Put the cauliflower in a flat-bottomed skillet and pour about 3/4 cup of water around the florets. Bring to a boil. Reduce the heat to a simmer, cover tightly and steam until it is barely fork tender. Most recipes say this will take around 15 minutes, but I find that it actually tends more toward 10 or 11 minutes. Don’t let the cauliflower become too soft. A fork should go in easily, but it shouldn’t be mushy and collapsible. When in doubt, err on the side of less cooked rather than more.
Once the cauliflower is cooked, turn off the heat. Don’t discard the cooking water! Put about half the cauliflower in the bowl of a processor; add a bit of the cooking water—I recommend around 1/4 cup of cooking liquid for each cup of cauliflower, if you want to make a purée that still mounds nicely and doesn’t run all over the plate. Process quickly in short bursts of five or ten seconds. Scrape down the sides of the processor bowl in between so everything s uniformly pureed.
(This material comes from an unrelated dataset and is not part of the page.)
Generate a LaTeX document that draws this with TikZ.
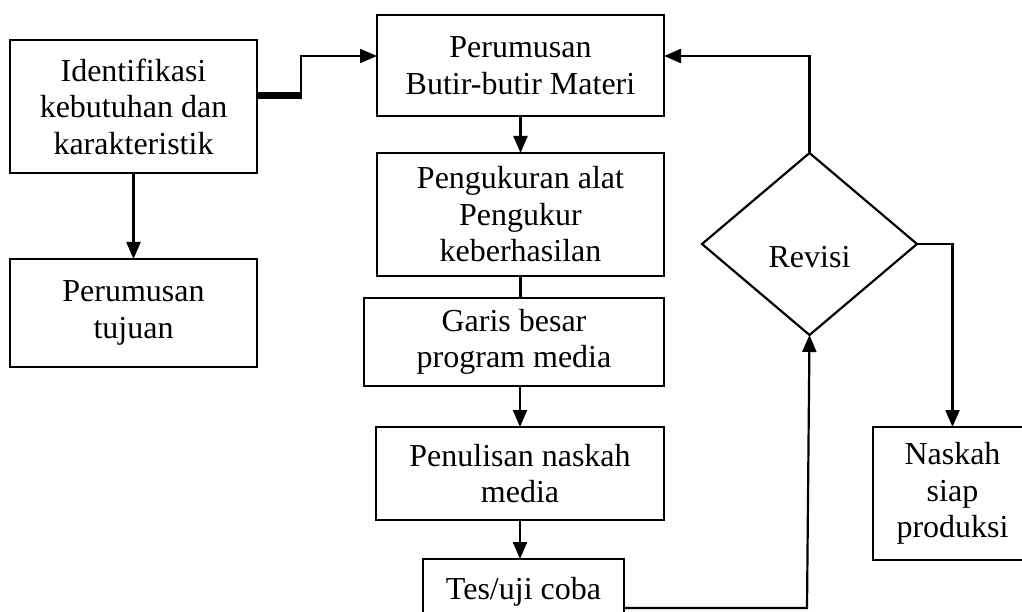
\documentclass[tikz,border=0pt]{standalone}
\usepackage{fontspec}
\setmainfont{Liberation Serif}
\usetikzlibrary{shapes.geometric,arrows.meta}
\begin{document}
\begin{tikzpicture}[x=1pt,y=-1pt,
  box/.style={draw,line width=2.2pt,align=center,inner sep=0pt,outer sep=0pt,
    font=\fontsize{32}{36.5}\selectfont},
  conn/.style={line width=2.2pt},
  arr/.style={line width=2.2pt,-{Triangle[length=17pt,width=14pt]}},
  lbl/.style={font=\fontsize{32}{36.5}\selectfont,inner sep=0pt}]
\useasboundingbox (0,0) rectangle (1022,612);
\clip (0,0) rectangle (1022,612);
\fill[white] (0,0) rectangle (1022,612);
% boxes
\node[box,minimum width=247pt,minimum height=133pt] (idn) at (133.5,106.5) {Identifikasi\\kebutuhan dan\\karakteristik};
\node[box,minimum width=247pt,minimum height=108pt] (tuj) at (133.5,313) {Perumusan\\tujuan};
\node[box,minimum width=287pt,minimum height=101pt] (but) at (520.5,65.5) {Perumusan\\Butir-butir Materi};
\node[box,minimum width=287pt,minimum height=123pt] (ukr) at (520.5,214.5) {Pengukuran alat\\Pengukur\\keberhasilan};
\node[box,minimum width=300pt,minimum height=88pt] (gar) at (514,342) {Garis besar\\program media};
\node[box,minimum width=288pt,minimum height=93pt] (pen) at (520,473.5) {Penulisan naskah\\media};
\node[box,minimum width=201pt,minimum height=65pt] (tes) at (523.5,591.5) {Tes/uji coba};
\node[box,minimum width=159pt,minimum height=133pt] (nas) at (952.5,493.5) {Naskah\\siap\\produksi};
\node[diamond,draw,line width=2.2pt,minimum width=215pt,minimum height=182pt,inner sep=0pt,outer sep=0pt] (rev) at (809.5,244) {};
\node[lbl,anchor=base] (revt) at (809.5,268) {Revisi};
% helper coordinates
\coordinate (k1) at (301,96);
\coordinate (k2) at (301,56);
\coordinate (k3) at (807,608);
% connectors
\draw[arr] (idn.south) -- (tuj.north);
\draw[line width=7pt] (idn.east |- k1) -- ([xshift=1pt]k1);
\draw[arr] (k1) -- (k2) -- (but.west |- k2);
\draw[arr] (but.south) -- (ukr.north);
\draw[conn] (ukr.south) -- (ukr.south |- gar.north);
\draw[arr] (pen.north |- gar.south) -- (pen.north);
\draw[arr] (pen.south) -- (pen.south |- tes.north);
\draw[arr] (tes.east |- k3) -- (k3) -- (rev.south);
\draw[arr] (rev.north) -- (rev.north |- k2) -- (but.east |- k2);
\draw[arr] (rev.east) -| (nas.north);
\end{tikzpicture}
\end{document}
Once the cauliflower starts looking like mashed potatoes (just a few seconds) add the remaining cauliflower. Test it at this point—if it is very wet, don’t add any more cooking liquid yet. Add the butter and the rest of the oil. Process, keeping an eye on it. If the cauliflower looks too grainy and solid, add a judicious amount of cooking liquid. You want it to be smooth in texture, not grainy but not liquid either–visually like mashed potatoes. When the texture is to your liking, carefully add salt. Now it’s ready to serve.
Milk or, if you are feeling lavish, cream.
You can also add a flock of different things to alter this basic recipe:
- During the steaming process, add a clove of garlic [but discard it before puréeing]
- Instead of a mix of olive oil and butter, use all butter
- After it has been puréed, return it to a saucepan, heat slightly, and stir in cheese—Parmesan, or extra sharp cheddar; serve it with sautéed mushrooms and caramelized onions for a vegetarian-friendly entrée
I recently ran across a version of this using blue cheese to which I can only say OMDG we are so trying that soon. And we also want to try the Pan-Seared Salmon over Cauliflower Fennel over at Mike’s Table.